Spreadsheet Exercises

  1. Suppose that government purchases are 500 and the tax rate is 20 percent. Create a table to calculate the budget deficit for each level of income from 0 to 1,000, increasing by 50 each time. At what level of income does the budget balance? Compare your results to those in Table 29.8 "Deficit and Income".

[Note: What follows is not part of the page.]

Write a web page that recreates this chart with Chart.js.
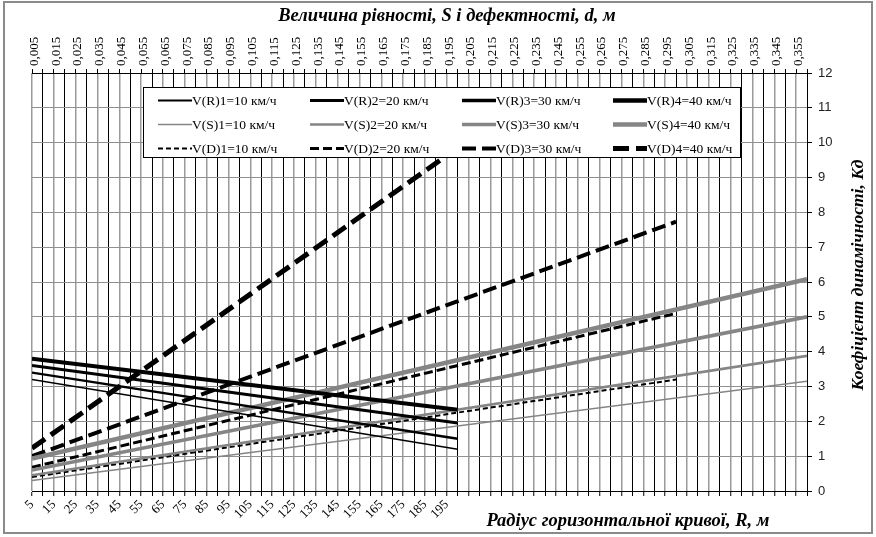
<!DOCTYPE html>
<html>
<head>
<meta charset="utf-8">
<script src="https://cdn.jsdelivr.net/npm/chart.js@4.4.1/dist/chart.umd.min.js"></script>
<style>
html,body{margin:0;padding:0;background:#fff;}
canvas{display:block;}
</style>
</head>
<body>
<canvas id="c" width="876" height="537"></canvas>
<script>
// ---- Data ----
// x positions: radius R (m) for R-series, evenness/defect size S, d (m) for S- and D-series
const radiusR  = [5, 200];
const levelS   = [0.005, 0.36];
const levelD   = [0.005, 0.30];
const levelD4  = [0.005, 0.20];

// Kd values at those x positions
const kdR1 = [3.20, 1.20];
const kdR2 = [3.40, 1.50];
const kdR3 = [3.60, 1.95];
const kdR4 = [3.80, 2.33];

const kdS1 = [0.30, 3.15];
const kdS2 = [0.45, 3.88];
const kdS3 = [0.60, 5.00];
const kdS4 = [0.93, 6.08];

const kdD1 = [0.40, 3.20];
const kdD2 = [0.68, 5.10];
const kdD3 = [1.00, 7.73];
const kdD4 = [1.23, 9.85];

const seriesLabels = [
  'V(R)1=10 км/ч','V(R)2=20 км/ч','V(R)3=30 км/ч','V(R)4=40 км/ч',
  'V(S)1=10 км/ч','V(S)2=20 км/ч','V(S)3=30 км/ч','V(S)4=40 км/ч',
  'V(D)1=10 км/ч','V(D)2=20 км/ч','V(D)3=30 км/ч','V(D)4=40 км/ч'
];

// tick labels
const bottomTickLabels = ['5','15','25','35','45','55','65','75','85','95','105','115','125','135','145','155','165','175','185','195'];
const topTickLabels = ['0,005','0,015','0,025','0,035','0,045','0,055','0,065','0,075','0,085','0,095','0,105','0,115','0,125','0,135','0,145','0,155','0,165','0,175','0,185','0,195','0,205','0,215','0,225','0,235','0,245','0,255','0,265','0,275','0,285','0,295','0,305','0,315','0,325','0,335','0,345','0,355'];
const yTickLabels = ['0','1','2','3','4','5','6','7','8','9','10','11','12'];

const titleTop = 'Величина рівності, S і дефектності, d, м';
const titleBottom = 'Радіус горизонтальної кривої, R, м';
const titleRight = 'Коефіцієнт динамічності, Kд';

// ---- helpers ----
const pts = (xs, ys) => xs.map((x, i) => ({x: x, y: ys[i]}));

const styleR = {color:'#000000', widths:[1.6, 2.4, 3.0, 4.0]};
const styleS = {color:'#858585', widths:[1.6, 2.6, 3.6, 4.6]};
const styleD = {color:'#000000', widths:[2.0, 3.0, 4.0, 5.0], dashes:[[5,3],[9,4],[14,6],[16,7]]};

const rData = [kdR1, kdR2, kdR3, kdR4];
const sData = [kdS1, kdS2, kdS3, kdS4];
const dData = [kdD1, kdD2, kdD3, kdD4];
const dX = [levelD, levelD, levelD, levelD4];

const datasets = [];
rData.forEach((ys, k) => datasets.push({
  label: seriesLabels[k], data: pts(radiusR, ys), xAxisID: 'x', yAxisID: 'y',
  borderColor: styleR.color, borderWidth: styleR.widths[k], legendWidth: styleR.widths[k] + 0.5
}));
sData.forEach((ys, k) => datasets.push({
  label: seriesLabels[4 + k], data: pts(levelS, ys), xAxisID: 'x2', yAxisID: 'y',
  borderColor: styleS.color, borderWidth: styleS.widths[k], legendWidth: styleS.widths[k]
}));
dData.forEach((ys, k) => datasets.push({
  label: seriesLabels[8 + k], data: pts(dX[k], ys), xAxisID: 'x2', yAxisID: 'y',
  borderColor: styleD.color, borderWidth: styleD.widths[k], borderDash: styleD.dashes[k], legendWidth: styleD.widths[k]
}));
datasets.forEach(d => { d.pointRadius = 0; d.tension = 0; d.fill = false; d.borderCapStyle = 'butt'; });

const TICK_COUNT = 72;

const boxLegend = {
  id: 'boxLegend',
  afterDatasetsDraw(chart) {
    const ctx = chart.ctx;
    ctx.save();
    const bx = 143.5, by = 87.5, bw = 597, bh = 70;
    ctx.fillStyle = '#ffffff';
    ctx.fillRect(bx, by, bw, bh);
    ctx.strokeStyle = '#000';
    ctx.lineWidth = 1;
    ctx.strokeRect(bx, by, bw, bh);
    const colX = [158, 310, 462, 613];
    const rowY = [100.5, 124.5, 148.5];
    chart.data.datasets.forEach((ds, k) => {
      const x0 = colX[k % 4], y = rowY[Math.floor(k / 4)];
      ctx.beginPath();
      ctx.setLineDash(ds.borderDash || []);
      ctx.lineWidth = ds.legendWidth;
      ctx.strokeStyle = ds.borderColor;
      ctx.moveTo(x0, y);
      ctx.lineTo(x0 + 34, y);
      ctx.stroke();
      ctx.setLineDash([]);
      ctx.fillStyle = '#000';
      ctx.font = '13.5px "Liberation Serif"';
      ctx.textBaseline = 'middle';
      ctx.textAlign = 'left';
      ctx.fillText(ds.label, x0 + 34, y + 1);
    });
    ctx.restore();
  },
  afterDraw(chart) {
    const ctx = chart.ctx;
    ctx.save();
    ctx.fillStyle = '#000';
    ctx.font = 'italic bold 18.5px "Liberation Serif"';
    ctx.textBaseline = 'middle';
    ctx.textAlign = 'center';
    ctx.fillText(titleTop, 447, 16);
    ctx.fillText(titleBottom, 628, 521);
    ctx.font = 'italic bold 17.5px "Liberation Serif"';
    ctx.translate(858, 275);
    ctx.rotate(-Math.PI / 2);
    ctx.fillText(titleRight, 0, 0);
    ctx.restore();
    ctx.save();
    ctx.strokeStyle = '#8a8a8a';
    ctx.lineWidth = 2;
    ctx.strokeRect(4, 2, 868, 531);
    ctx.restore();
  }
};

new Chart(document.getElementById('c'), {
  type: 'line',
  data: { datasets: datasets },
  plugins: [boxLegend],
  options: {
    responsive: false,
    animation: false,
    devicePixelRatio: 1,
    layout: { padding: { left: 32, right: 0, top: 0, bottom: 0 } },
    plugins: { legend: { display: false }, tooltip: { enabled: false } },
    scales: {
      x: {
        type: 'linear', position: 'bottom', min: 5, max: 360,
        afterBuildTicks: s => { s.ticks = Array.from({length: TICK_COUNT}, (_, i) => ({value: 5 + 5 * i})); },
        afterFit: s => { s.height = 46; s.paddingLeft = 0; s.paddingRight = 0; },
        ticks: {
          autoSkip: false, minRotation: 45, maxRotation: 45, padding: 1,
          color: '#000', font: { family: 'Liberation Serif', size: 13 },
          callback: (v, i) => (i % 2 === 0 ? (bottomTickLabels[i / 2] || '') : '')
        },
        grid: {
          color: c => (c.index % 2 === 0 ? '#9a9a9a' : '#000000'),
          lineWidth: c => (c.index % 2 === 0 ? 1.5 : 1),
          tickColor: '#000', tickWidth: 1, tickLength: 5
        },
        border: { color: '#000', width: 1 }
      },
      x2: {
        type: 'linear', position: 'top', min: 0.005, max: 0.36,
        afterBuildTicks: s => { s.ticks = Array.from({length: TICK_COUNT}, (_, i) => ({value: Math.round((0.005 + 0.005 * i) * 1000) / 1000})); },
        afterFit: s => { s.height = 73; s.paddingLeft = 0; s.paddingRight = 0; },
        ticks: {
          autoSkip: false, minRotation: 90, maxRotation: 90, padding: 3, labelOffset: 18,
          color: '#000', font: { family: 'Liberation Serif', size: 13 },
          callback: (v, i) => (i % 2 === 0 ? (topTickLabels[i / 2] || '') : '')
        },
        grid: { drawOnChartArea: false, color: '#000', tickColor: '#000', tickLength: 4 },
        border: { color: '#000', width: 1 }
      },
      y: {
        type: 'linear', position: 'right', min: 0, max: 12,
        afterFit: s => { s.width = 69; s.paddingTop = 0; s.paddingBottom = 0; },
        ticks: {
          stepSize: 1, padding: 6, color: '#222',
          font: { family: 'Liberation Sans', size: 13 },
          callback: (v) => yTickLabels[v] !== undefined ? yTickLabels[v] : ''
        },
        grid: { color: '#8f8f8f', lineWidth: 1, tickColor: '#000', tickLength: 5 },
        border: { color: '#000', width: 1 }
      }
    }
  }
});
</script>
</body>
</html>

  2. Create a spreadsheet to study the debt as in Table 29.5 "Deficit and Debt" using the data from Table 29.1 "Calculating the Deficit". But assume that the level of debt outstanding at the start of the first period was 100, not 0. Assume that the interest rate is 2 percent each year. Add a column to Table 29.1 "Calculating the Deficit" to indicate the payment of interest on the debt. Calculate the deficit for each year and then the debt outstanding at the start of the next year. Also calculate the primary deficit in your spreadsheet. What happens to these calculations when the interest rate increases to 5 percent?